Récits de tentatives de suicide ratées ou « réussies » par des ados, de pactes de suicide dont l’un impliquant 21 membres de la communauté, le plus jeune étant âgé de 9 ans, de ce jeune homme qui a failli mourir aux mains d’un père d’une extrême violence. Cuvettes de toilette débordant d’excréments, enfants qui dorment par terre en rotation parce qu’il manque de lits, fenêtres opaques parce que fermées de panneaux de contreplaqué, maisons couvertes de graffiti, tout cela, on le voit comme si on y était.
Il aura fallu six ans à Alexandra Shimo pour écrire The Invisible North.
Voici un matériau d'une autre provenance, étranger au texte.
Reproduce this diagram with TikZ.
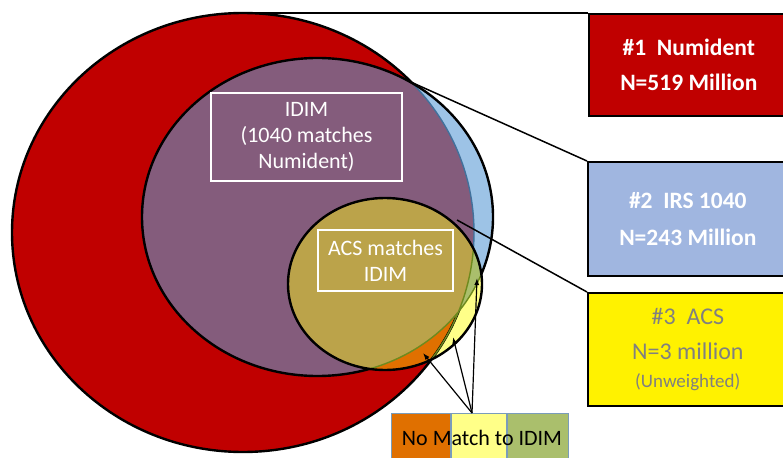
\documentclass[tikz,border=0pt]{standalone}
\usepackage{fontspec}
\setmainfont{Carlito}
\usepackage{xcolor}
\usetikzlibrary{arrows.meta,positioning}

\definecolor{numred}{HTML}{C00000}
\definecolor{irsblue}{HTML}{9DC3E6}
\definecolor{idimpurple}{HTML}{845C7C}
\definecolor{acsolive}{HTML}{BBA34A}
\definecolor{acsorange}{HTML}{E07000}
\definecolor{acsyellow}{HTML}{FFFF88}
\definecolor{acsgreen}{HTML}{AABF6C}
\definecolor{boxblue}{HTML}{A0B6E0}
\definecolor{edgeblue}{HTML}{41719C}
\definecolor{edgegreen}{HTML}{6E8A1E}

% the three sets
\newcommand{\numell}{(243,232.5) ellipse [x radius=231pt, y radius=219.5pt]}
\newcommand{\irsell}{(317.5,217) ellipse [x radius=175.5pt, y radius=159pt]}
\newcommand{\acsell}{(385,284) ellipse [x radius=97pt, y radius=86pt]}
\newcommand{\everything}{(-20,-20) rectangle (810,480)}

\begin{document}
\begin{tikzpicture}[
  x=1pt, y=-1pt,
  font=\fontsize{22}{26}\selectfont,
  outline/.style={draw=black, line width=2.4pt},
  inlabel/.style={draw=white, line width=1.2pt, align=center, text=white, inner sep=0pt},
  sumbox/.style={draw=black, line width=1.6pt, anchor=north west, minimum width=200pt,
                 align=center, inner sep=0pt},
  seg/.style={draw=edgeblue!70, line width=0.8pt, anchor=north west, minimum height=50pt,
              inner sep=0pt},
  link/.style={line width=1.5pt},
  arr/.style={-{Latex[length=7pt,width=5pt]}, line width=1.2pt}
]
\useasboundingbox (0,0) rectangle (783,457);

% fills
\fill[numred] \numell;
\fill[irsblue] \irsell;
\begin{scope}
  \clip \numell;
  \fill[idimpurple] \irsell;
\end{scope}
\fill[acsyellow] \acsell;
\begin{scope}
  \clip \numell;
  \fill[acsorange] \acsell;
\end{scope}
\begin{scope}
  \clip \irsell;
  \fill[acsgreen] \acsell;
\end{scope}
\begin{scope}
  \clip \numell;
  \clip \irsell;
  \fill[acsolive] \acsell;
\end{scope}

% outlines
\begin{scope}[even odd rule]
  \clip \everything \irsell;
  \draw[outline] \numell;
\end{scope}
\begin{scope}
  \clip \irsell;
  \begin{scope}[even odd rule]
    \clip \everything \acsell;
    \draw[edgeblue, line width=1.4pt] \numell;
  \end{scope}
\end{scope}
\begin{scope}[even odd rule]
  \clip \everything \acsell;
  \draw[outline] \irsell;
\end{scope}
\begin{scope}
  \clip \acsell;
  \draw[edgegreen, line width=1.4pt] \numell \irsell;
\end{scope}
\draw[outline] \acsell;

% labels inside the sets
\node[inlabel, minimum width=191pt, minimum height=88pt] (idim) at (306.5,137)
  {IDIM\\(1040 matches\\Numident)};
\node[inlabel, minimum width=135pt, minimum height=61pt] (acsidim) at (385.5,260.5)
  {ACS matches\\IDIM};

% summary boxes
\node[sumbox, fill=numred, minimum height=102pt, text=white,
      font=\fontsize{23.5}{35}\selectfont\bfseries] (num) at (588,13)
  {\#1~~Numident\\N=519 Million};
\node[sumbox, fill=boxblue, minimum height=114pt, text=white,
      font=\fontsize{23.5}{37}\selectfont\bfseries] (irs) at (587,161)
  {\#2~~IRS 1040\\N=243 Million};
\node[sumbox, fill=yellow, minimum height=113pt, text=black!50,
      font=\fontsize{24}{35}\selectfont] (acs) at (587,292)
  {\#3~~ACS\\N=3 million\\[-7pt]{\fontsize{19}{22}\selectfont(Unweighted)}};

\coordinate (numtop) at (250,13);
\coordinate (irstop) at (413,83);
\coordinate (acstop) at (457,220);
\draw[link] (numtop) -- (num.north west);
\draw[link] (irstop) -- (irs.north west);
\draw[link] (acstop) -- (acs.north west);

% no match legend
\node[seg, fill=acsorange, minimum width=59pt] (nmorange) at (391,413) {};
\node[seg, fill=acsyellow, minimum width=55pt, right=0pt of nmorange] (nmyellow) {};
\node[seg, fill=acsgreen, minimum width=61pt, right=0pt of nmyellow] (nmgreen) {};
\node[anchor=base] (nmtext) at (482,445) {No Match to IDIM};

\coordinate (fan) at (472,413);
\coordinate (hitorange) at (423,353);
\coordinate (hityellow) at (453,337);
\coordinate (hitgreen) at (477,278);
\draw[arr] (fan) -- (hitorange);
\draw[arr] (fan) -- (hityellow);
\draw[arr] (fan) -- (hitgreen);
\end{tikzpicture}
\end{document}
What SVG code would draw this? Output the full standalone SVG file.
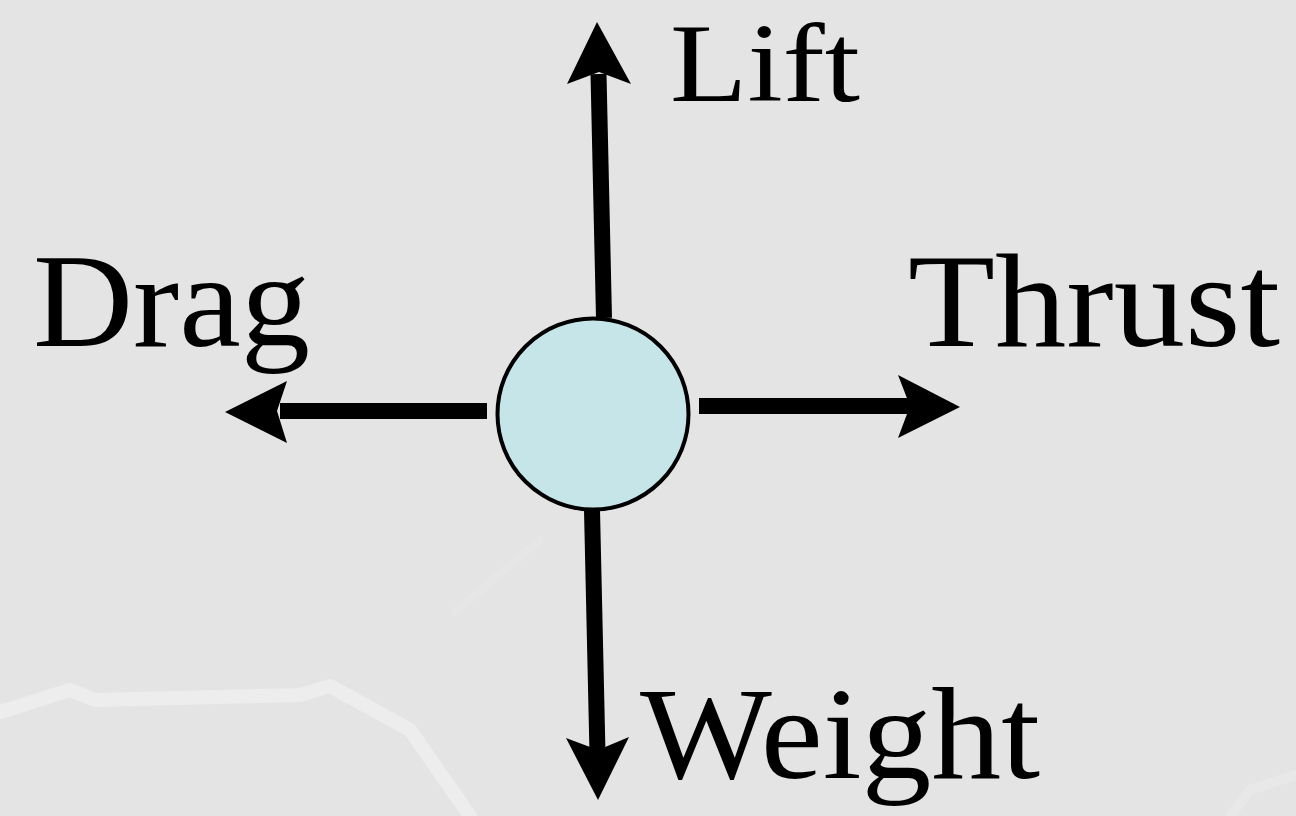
<svg xmlns="http://www.w3.org/2000/svg" width="1296" height="816" viewBox="0 0 1296 816">
  <style>
    .lbl { font-family: "Liberation Serif", "DejaVu Serif", serif; fill: #000; }
    .shaft { stroke: #000; stroke-width: 16; fill: none; }
    .head { fill: #000; stroke: none; }
    .bg { fill: none; stroke: #f1f1f1; stroke-linejoin: round; stroke-linecap: round; }
  </style>
  <rect x="0" y="0" width="1296" height="816" fill="#e4e4e4"/>
  <!-- faint background shapes -->
  <g id="background" opacity="0.7">
    <path class="bg" stroke-width="14" d="M0,712 L70,690 L95,700 L300,695 L330,686 L410,730 L470,816"/>
    <path class="bg" stroke-width="8" opacity="0.35" d="M455,612 L540,540"/>
    <path class="bg" stroke-width="10" opacity="0.5" d="M1230,816 L1250,790 L1296,775"/>
  </g>
  <g id="connectors">
    <g id="lift-arrow">
      <line class="shaft" x1="604" y1="318" x2="598.5" y2="74"/>
      <polygon class="head" points="597,22 631,84 599,72 567,84"/>
    </g>
    <g id="drag-arrow">
      <line class="shaft" x1="487" y1="411" x2="280" y2="411"/>
      <polygon class="head" points="225,412 287,381 277,411 287,443"/>
    </g>
    <g id="thrust-arrow">
      <line class="shaft" x1="699" y1="406" x2="914" y2="406"/>
      <polygon class="head" points="960,407 898,375 910,406 898,438"/>
    </g>
    <g id="weight-arrow">
      <line class="shaft" x1="592" y1="510" x2="597.5" y2="754"/>
      <polygon class="head" points="598,800 566,738 598,750 629,737"/>
    </g>
  </g>
  <g id="body">
    <circle cx="593" cy="414" r="95.5" fill="#c5e5e9" stroke="#000" stroke-width="4"/>
  </g>
  <g id="label-lift">
    <text class="lbl" x="670" y="101" font-size="112" textLength="190" lengthAdjust="spacingAndGlyphs">Lift</text>
  </g>
  <g id="label-drag">
    <text class="lbl" x="33" y="346" font-size="134" textLength="277" lengthAdjust="spacingAndGlyphs">Drag</text>
  </g>
  <g id="label-thrust">
    <text class="lbl" x="908" y="346" font-size="134" textLength="372" lengthAdjust="spacingAndGlyphs">Thrust</text>
  </g>
  <g id="label-weight">
    <text class="lbl" x="640" y="778" font-size="131" textLength="400" lengthAdjust="spacingAndGlyphs">Weight</text>
  </g>
</svg>
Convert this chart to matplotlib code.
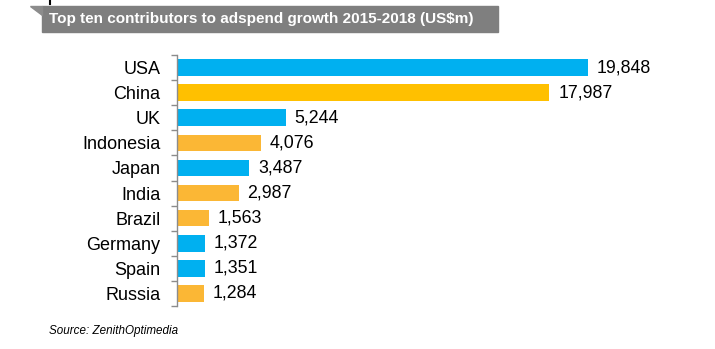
import numpy as np
import matplotlib.pyplot as plt
from matplotlib.patches import Polygon, Rectangle

countries = ['USA', 'China', 'UK', 'Indonesia', 'Japan', 'India',
             'Brazil', 'Germany', 'Spain', 'Russia']
growth = [19848, 17987, 5244, 4076, 3487, 2987, 1563, 1372, 1351, 1284]
groups = ['blue', 'gold', 'blue', 'orange', 'blue', 'orange',
          'orange', 'blue', 'blue', 'orange']

palette = {'blue': '#00B0F0', 'gold': '#FFC000', 'orange': '#FBB735'}
W, H = 715, 349

plt.rcParams['font.family'] = ['Liberation Sans', 'DejaVu Sans']

fig = plt.figure(figsize=(W / 100, H / 100), dpi=100)

def fx(px):
    return px / W

def fy(py):
    return 1 - py / H

# plot area in pixel terms
left, right, top, bottom = 177, 677, 55, 306
ax = fig.add_axes([fx(left), fy(bottom), fx(right - left), (bottom - top) / H])

pos = np.arange(len(countries))
ax.barh(pos, growth, height=0.66, color=[palette[g] for g in groups])
ax.set_xlim(0, 19848 * (right - left) / 411)
ax.set_ylim(len(countries) - 0.5, -0.5)

for y, v in zip(pos, growth):
    ax.text(v + 420, y, f'{v:,}', va='center', ha='left', fontsize=12.8,
            color='#000000')

ax.set_yticks(pos)
ax.set_yticklabels(countries, fontsize=13)
ax.set_yticks(np.arange(-0.5, len(countries)), minor=True)
ax.tick_params(axis='y', which='major', length=0, pad=12)
ax.tick_params(axis='y', which='minor', length=4.5, color='#8C8C8C', width=1)
ax.set_xticks([])
for s in ['top', 'right', 'bottom']:
    ax.spines[s].set_visible(False)
ax.spines['left'].set_color('#8C8C8C')
ax.spines['left'].set_linewidth(1)

# title banner with folded corner
fig.patches.append(Rectangle((fx(42), fy(32)), fx(498 - 42), (32 - 6) / H,
                             transform=fig.transFigure, color='#7F7F7F'))
fig.patches.append(Polygon([(fx(30), fy(6)), (fx(42), fy(6)), (fx(42), fy(15))],
                           closed=True, transform=fig.transFigure, color='#8C8C8C'))
fig.lines.append(plt.Line2D([fx(50), fx(50)], [fy(0), fy(4)], transform=fig.transFigure,
                            color='black', lw=1.5))
fig.text(fx(49), fy(19), 'Top ten contributors to adspend growth 2015-2018 (US$m)',
         color='white', fontsize=11, fontweight='bold', va='center', ha='left')

fig.text(fx(49), fy(331), 'Source: ZenithOptimedia', fontsize=8.4, style='italic',
         va='center', ha='left')

fig.savefig('out.png', dpi=100)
Six années où, à l’issue de son séjour à Kashechewan, elle a dû soigner un corps et un esprit gravement meurtris par l’expérience. Elle en était revenue anémique, alcoolique, déprimée et en état de choc post-traumatique. Voilà qui illustre parfaitement, selon elle, le fait que le problème ne vient pas des Autochtones eux-mêmes, mais bien des conditions de vie déplorables que leur impose la très désuète Loi sur les Indiens, à laquelle est assujettie toute leur existence – de la naissance à la mort. Et à laquelle, justement, Justin Trudeau prétend vouloir s’attaquer. Espérons que, contrairement aux nombreux autres qui ont entrepris cette démarche avant lui, il ne s’y cassera pas les dents.
Ce récit touchant est ponctué de nombreuses notes explicatives permettant de mieux comprendre la situation inextricable dans laquelle se retrouvent bien des petites communautés autochtones du nord canadien.
Le nord invisible – Récit d’une enquête au cœur d’une réserve amérindienne, Alexandra Shimo, Les éditions de l’homme, Montréal, 2017.